### EXERCISE AIM
From the listing below, copy every line with the word "that".

BEGIN ENTRIES SUPPLIED

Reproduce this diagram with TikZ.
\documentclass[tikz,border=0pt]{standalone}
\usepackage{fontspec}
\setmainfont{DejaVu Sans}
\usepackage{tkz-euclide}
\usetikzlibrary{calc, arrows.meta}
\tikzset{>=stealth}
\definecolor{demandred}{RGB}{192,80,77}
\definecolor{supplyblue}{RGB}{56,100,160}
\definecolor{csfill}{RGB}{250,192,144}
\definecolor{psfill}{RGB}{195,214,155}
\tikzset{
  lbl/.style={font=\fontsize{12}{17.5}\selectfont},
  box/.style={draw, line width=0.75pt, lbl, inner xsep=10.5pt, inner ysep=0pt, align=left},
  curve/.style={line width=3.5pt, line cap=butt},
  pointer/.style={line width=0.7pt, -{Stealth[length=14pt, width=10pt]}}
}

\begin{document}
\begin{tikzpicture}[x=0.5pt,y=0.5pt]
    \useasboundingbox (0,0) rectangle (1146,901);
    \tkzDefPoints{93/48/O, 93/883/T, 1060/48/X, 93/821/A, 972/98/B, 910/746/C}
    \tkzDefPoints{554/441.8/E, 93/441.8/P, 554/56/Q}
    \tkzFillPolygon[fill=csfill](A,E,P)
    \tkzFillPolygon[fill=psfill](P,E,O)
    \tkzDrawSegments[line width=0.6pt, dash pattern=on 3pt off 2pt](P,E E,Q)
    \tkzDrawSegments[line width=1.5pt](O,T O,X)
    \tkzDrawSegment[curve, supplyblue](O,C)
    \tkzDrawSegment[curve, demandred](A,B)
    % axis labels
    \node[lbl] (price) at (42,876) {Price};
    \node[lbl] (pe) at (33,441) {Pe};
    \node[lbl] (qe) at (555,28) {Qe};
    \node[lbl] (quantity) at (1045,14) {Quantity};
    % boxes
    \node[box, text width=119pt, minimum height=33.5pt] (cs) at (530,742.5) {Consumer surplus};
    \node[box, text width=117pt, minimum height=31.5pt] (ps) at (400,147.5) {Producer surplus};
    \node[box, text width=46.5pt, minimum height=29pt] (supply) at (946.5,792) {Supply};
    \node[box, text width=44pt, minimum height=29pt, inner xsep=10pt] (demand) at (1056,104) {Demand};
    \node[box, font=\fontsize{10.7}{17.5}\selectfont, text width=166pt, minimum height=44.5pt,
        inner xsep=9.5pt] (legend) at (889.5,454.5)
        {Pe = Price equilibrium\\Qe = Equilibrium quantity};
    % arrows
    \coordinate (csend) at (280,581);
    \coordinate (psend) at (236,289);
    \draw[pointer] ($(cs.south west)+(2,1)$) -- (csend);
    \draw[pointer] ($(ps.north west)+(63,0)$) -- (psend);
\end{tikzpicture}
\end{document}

END ENTRIES SUPPLIED
BEGIN ENTRIES SUPPLIED

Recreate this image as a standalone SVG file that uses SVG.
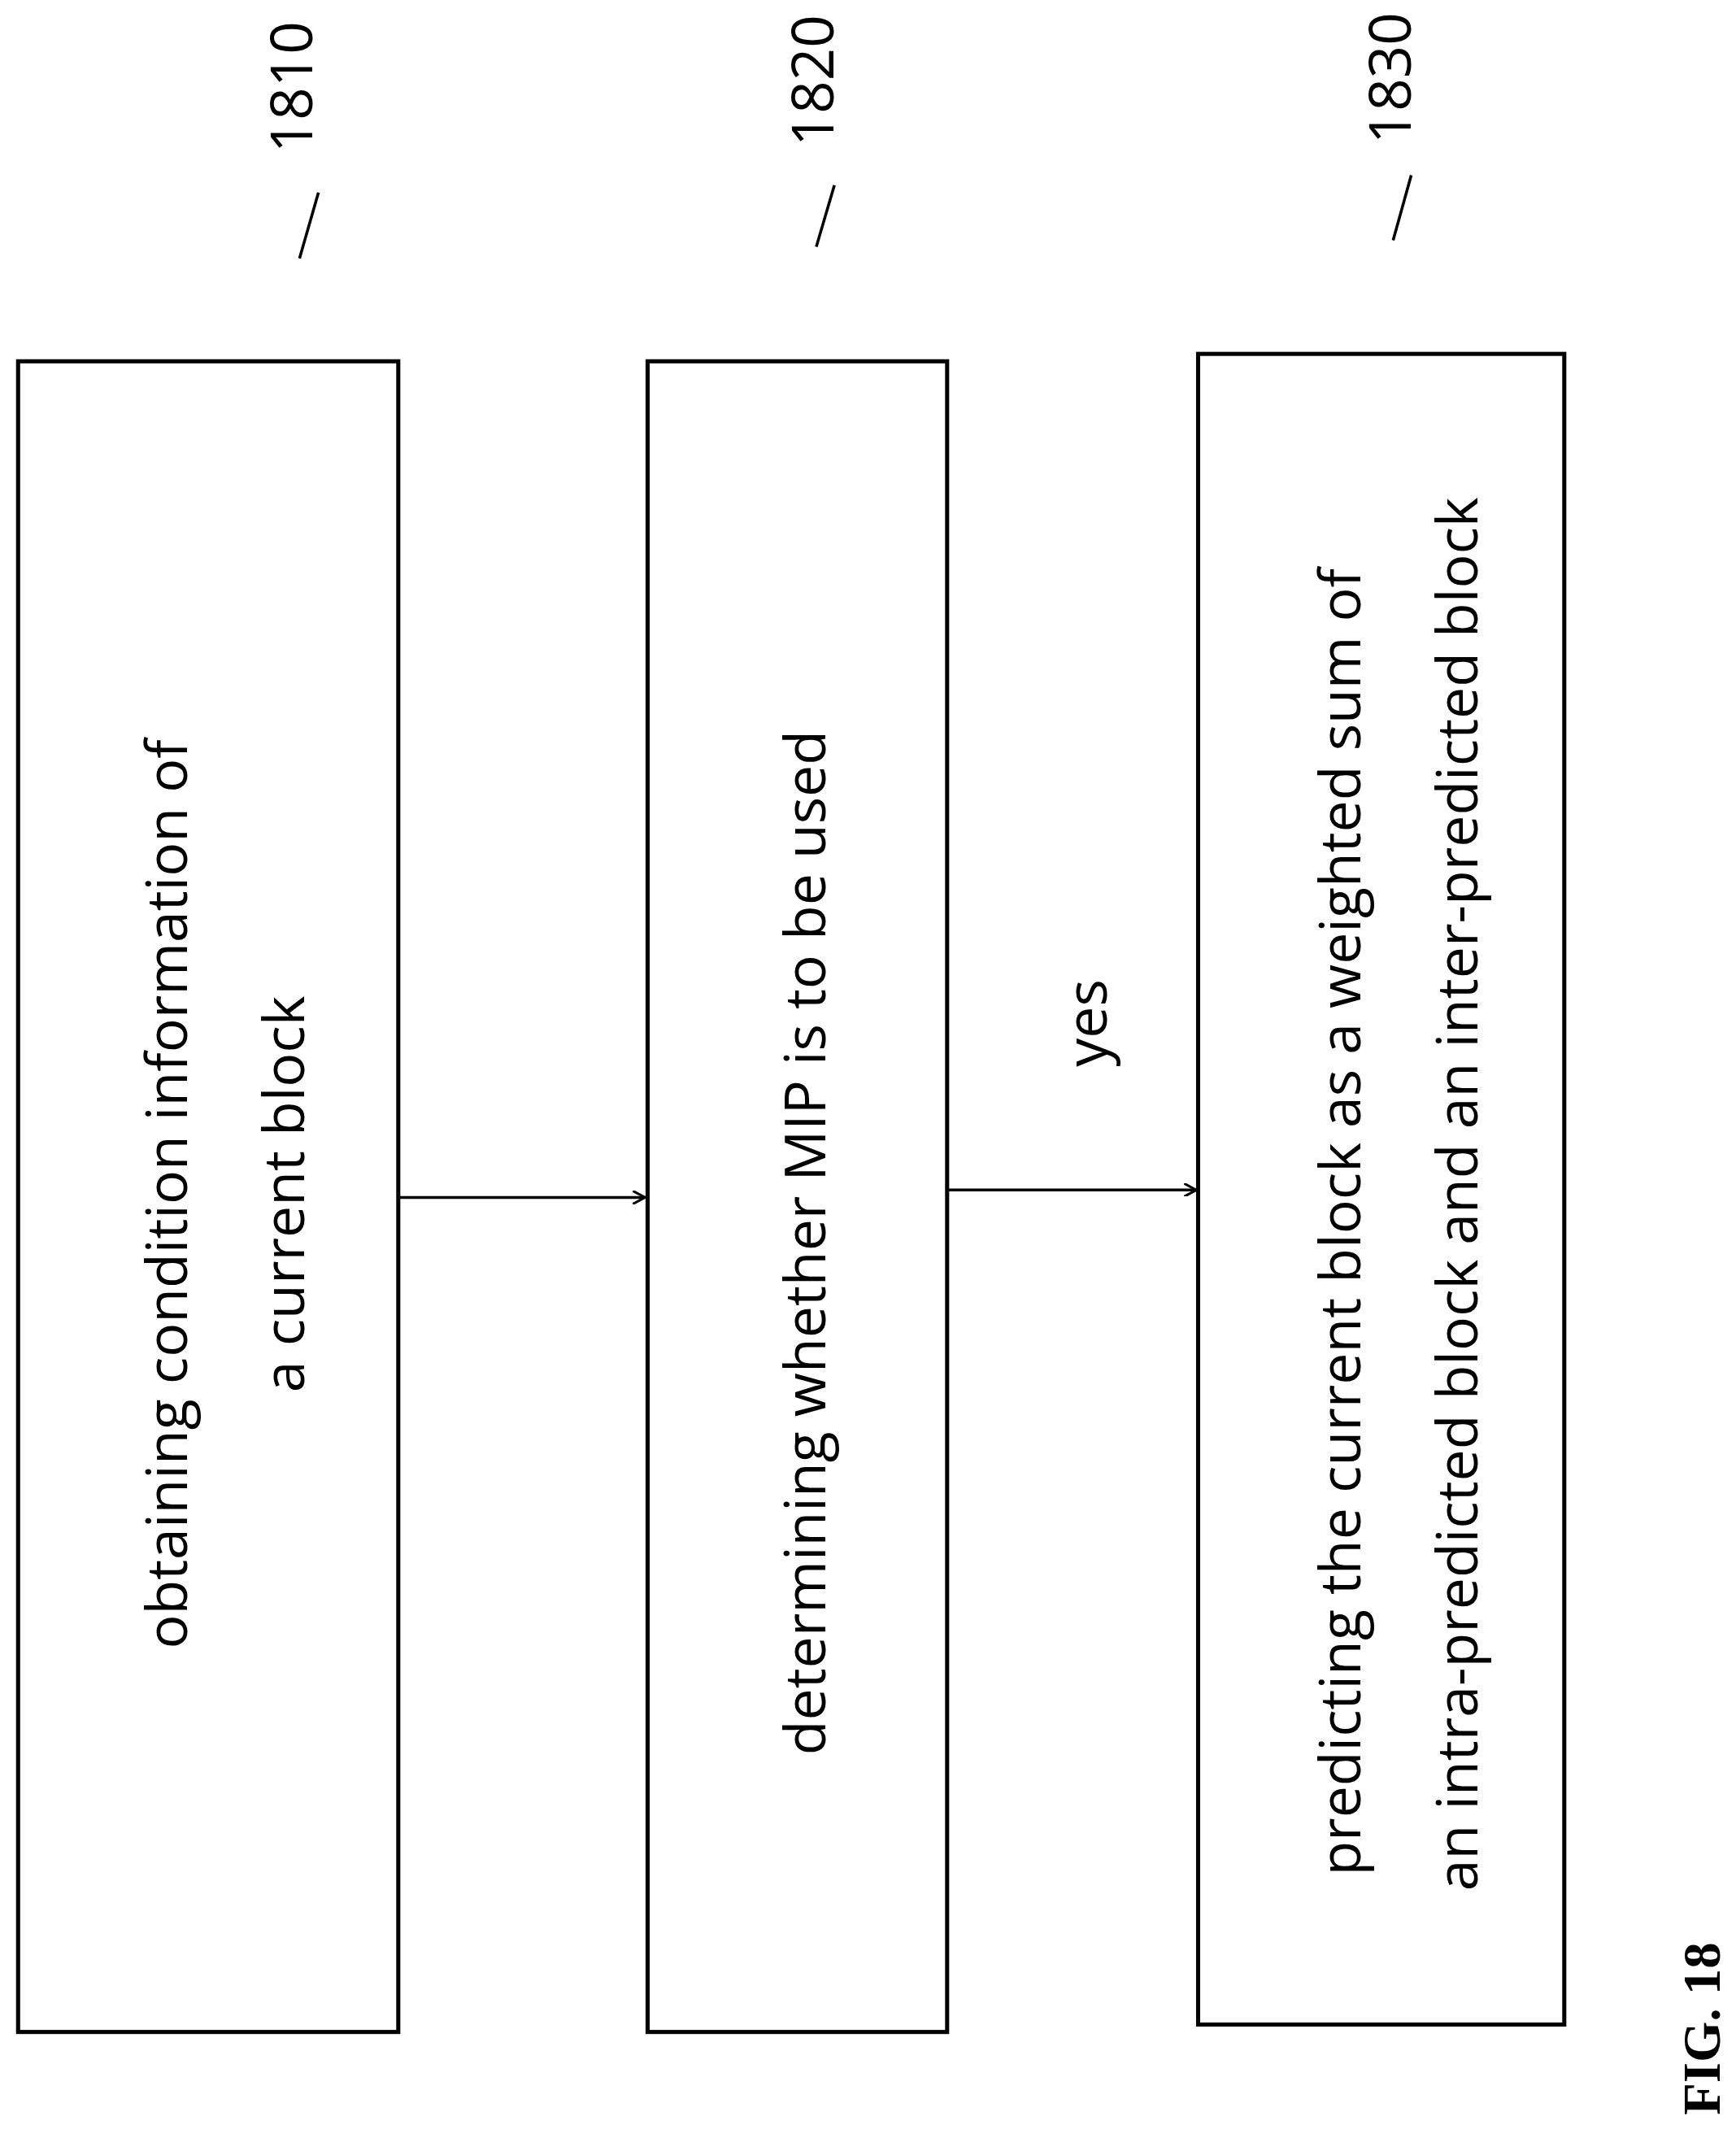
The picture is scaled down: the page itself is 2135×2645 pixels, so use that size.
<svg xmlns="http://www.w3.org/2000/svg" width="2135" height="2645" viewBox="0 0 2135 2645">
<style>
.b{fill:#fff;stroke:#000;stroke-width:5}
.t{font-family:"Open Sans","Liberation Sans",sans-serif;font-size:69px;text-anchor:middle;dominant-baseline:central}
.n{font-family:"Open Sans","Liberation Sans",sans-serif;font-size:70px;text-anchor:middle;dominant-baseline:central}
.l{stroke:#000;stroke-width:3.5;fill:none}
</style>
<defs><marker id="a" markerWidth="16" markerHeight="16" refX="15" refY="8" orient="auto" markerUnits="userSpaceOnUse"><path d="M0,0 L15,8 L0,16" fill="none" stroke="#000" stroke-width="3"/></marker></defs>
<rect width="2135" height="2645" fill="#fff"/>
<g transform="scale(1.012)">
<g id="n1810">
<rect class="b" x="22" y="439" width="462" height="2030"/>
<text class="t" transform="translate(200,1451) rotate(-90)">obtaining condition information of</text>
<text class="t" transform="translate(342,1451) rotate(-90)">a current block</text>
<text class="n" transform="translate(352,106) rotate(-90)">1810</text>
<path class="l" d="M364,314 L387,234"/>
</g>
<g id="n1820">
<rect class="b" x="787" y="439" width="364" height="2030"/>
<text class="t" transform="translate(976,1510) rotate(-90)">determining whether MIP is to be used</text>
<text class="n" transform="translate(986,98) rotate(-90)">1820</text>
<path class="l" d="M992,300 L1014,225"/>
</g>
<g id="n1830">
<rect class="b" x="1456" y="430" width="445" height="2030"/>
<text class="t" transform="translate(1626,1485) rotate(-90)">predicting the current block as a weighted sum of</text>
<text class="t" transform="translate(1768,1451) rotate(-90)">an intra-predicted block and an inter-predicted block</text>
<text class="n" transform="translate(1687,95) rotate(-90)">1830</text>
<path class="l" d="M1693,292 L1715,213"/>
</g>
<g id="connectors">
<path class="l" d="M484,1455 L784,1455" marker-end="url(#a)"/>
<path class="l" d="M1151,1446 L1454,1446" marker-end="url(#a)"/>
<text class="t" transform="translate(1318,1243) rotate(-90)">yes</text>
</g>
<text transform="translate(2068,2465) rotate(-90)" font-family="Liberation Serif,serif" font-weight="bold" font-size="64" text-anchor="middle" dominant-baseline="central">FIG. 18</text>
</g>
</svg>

END ENTRIES SUPPLIED
BEGIN ENTRIES SUPPLIED

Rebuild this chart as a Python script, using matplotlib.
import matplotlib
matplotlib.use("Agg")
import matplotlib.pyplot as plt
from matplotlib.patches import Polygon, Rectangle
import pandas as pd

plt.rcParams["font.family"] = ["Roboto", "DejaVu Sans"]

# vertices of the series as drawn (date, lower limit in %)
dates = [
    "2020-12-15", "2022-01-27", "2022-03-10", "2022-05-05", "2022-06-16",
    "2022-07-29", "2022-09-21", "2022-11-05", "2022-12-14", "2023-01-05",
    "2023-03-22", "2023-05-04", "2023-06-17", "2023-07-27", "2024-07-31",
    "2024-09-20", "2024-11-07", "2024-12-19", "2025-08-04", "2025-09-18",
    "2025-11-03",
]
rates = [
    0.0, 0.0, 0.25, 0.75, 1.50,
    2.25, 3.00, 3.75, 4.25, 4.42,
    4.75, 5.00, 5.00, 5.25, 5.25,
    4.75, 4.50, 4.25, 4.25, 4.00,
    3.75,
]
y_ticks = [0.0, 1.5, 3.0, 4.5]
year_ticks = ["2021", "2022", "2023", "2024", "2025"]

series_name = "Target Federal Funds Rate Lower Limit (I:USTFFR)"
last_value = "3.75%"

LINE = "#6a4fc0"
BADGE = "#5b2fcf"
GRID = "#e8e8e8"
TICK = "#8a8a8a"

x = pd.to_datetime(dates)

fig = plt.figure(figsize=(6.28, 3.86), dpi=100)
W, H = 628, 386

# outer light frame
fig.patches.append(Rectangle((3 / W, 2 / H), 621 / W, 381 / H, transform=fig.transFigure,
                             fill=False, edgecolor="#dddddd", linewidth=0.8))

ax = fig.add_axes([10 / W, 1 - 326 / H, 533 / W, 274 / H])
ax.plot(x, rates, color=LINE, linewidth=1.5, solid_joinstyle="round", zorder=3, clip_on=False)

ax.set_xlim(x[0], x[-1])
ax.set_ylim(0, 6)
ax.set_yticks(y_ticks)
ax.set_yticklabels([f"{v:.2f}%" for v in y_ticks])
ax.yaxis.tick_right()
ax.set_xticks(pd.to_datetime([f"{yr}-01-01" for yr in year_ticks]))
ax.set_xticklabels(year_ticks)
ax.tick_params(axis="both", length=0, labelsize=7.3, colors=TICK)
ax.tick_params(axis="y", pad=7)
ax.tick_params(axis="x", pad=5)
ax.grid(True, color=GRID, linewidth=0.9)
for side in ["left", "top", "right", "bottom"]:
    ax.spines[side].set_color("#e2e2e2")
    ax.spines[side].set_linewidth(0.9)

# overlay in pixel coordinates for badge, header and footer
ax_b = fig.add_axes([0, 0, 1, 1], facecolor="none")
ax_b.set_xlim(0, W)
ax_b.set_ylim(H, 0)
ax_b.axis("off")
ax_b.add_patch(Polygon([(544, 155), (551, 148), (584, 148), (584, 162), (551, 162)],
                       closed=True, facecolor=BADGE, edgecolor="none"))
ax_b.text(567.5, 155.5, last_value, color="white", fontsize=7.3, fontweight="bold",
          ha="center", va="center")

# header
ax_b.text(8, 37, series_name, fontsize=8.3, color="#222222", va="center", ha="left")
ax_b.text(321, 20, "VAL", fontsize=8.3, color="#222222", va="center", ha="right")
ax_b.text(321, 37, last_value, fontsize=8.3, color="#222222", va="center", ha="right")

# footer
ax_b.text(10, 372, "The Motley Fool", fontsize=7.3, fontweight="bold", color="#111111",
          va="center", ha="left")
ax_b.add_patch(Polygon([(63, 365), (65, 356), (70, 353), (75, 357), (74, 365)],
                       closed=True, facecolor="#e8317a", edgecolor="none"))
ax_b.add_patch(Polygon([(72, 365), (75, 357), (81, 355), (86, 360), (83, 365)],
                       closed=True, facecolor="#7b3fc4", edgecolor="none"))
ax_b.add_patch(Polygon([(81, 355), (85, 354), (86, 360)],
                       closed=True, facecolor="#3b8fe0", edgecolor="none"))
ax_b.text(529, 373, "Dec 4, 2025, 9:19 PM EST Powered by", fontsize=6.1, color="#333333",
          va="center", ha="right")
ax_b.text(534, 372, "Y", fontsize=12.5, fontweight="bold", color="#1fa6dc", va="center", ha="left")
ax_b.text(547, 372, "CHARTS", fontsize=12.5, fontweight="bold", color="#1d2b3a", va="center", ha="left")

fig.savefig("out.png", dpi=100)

END ENTRIES SUPPLIED

### RESPONSE TO THE TASK
Recreate this image as a standalone SVG file that uses SVG.
The picture is scaled down: the page itself is 2135×2645 pixels, so use that size.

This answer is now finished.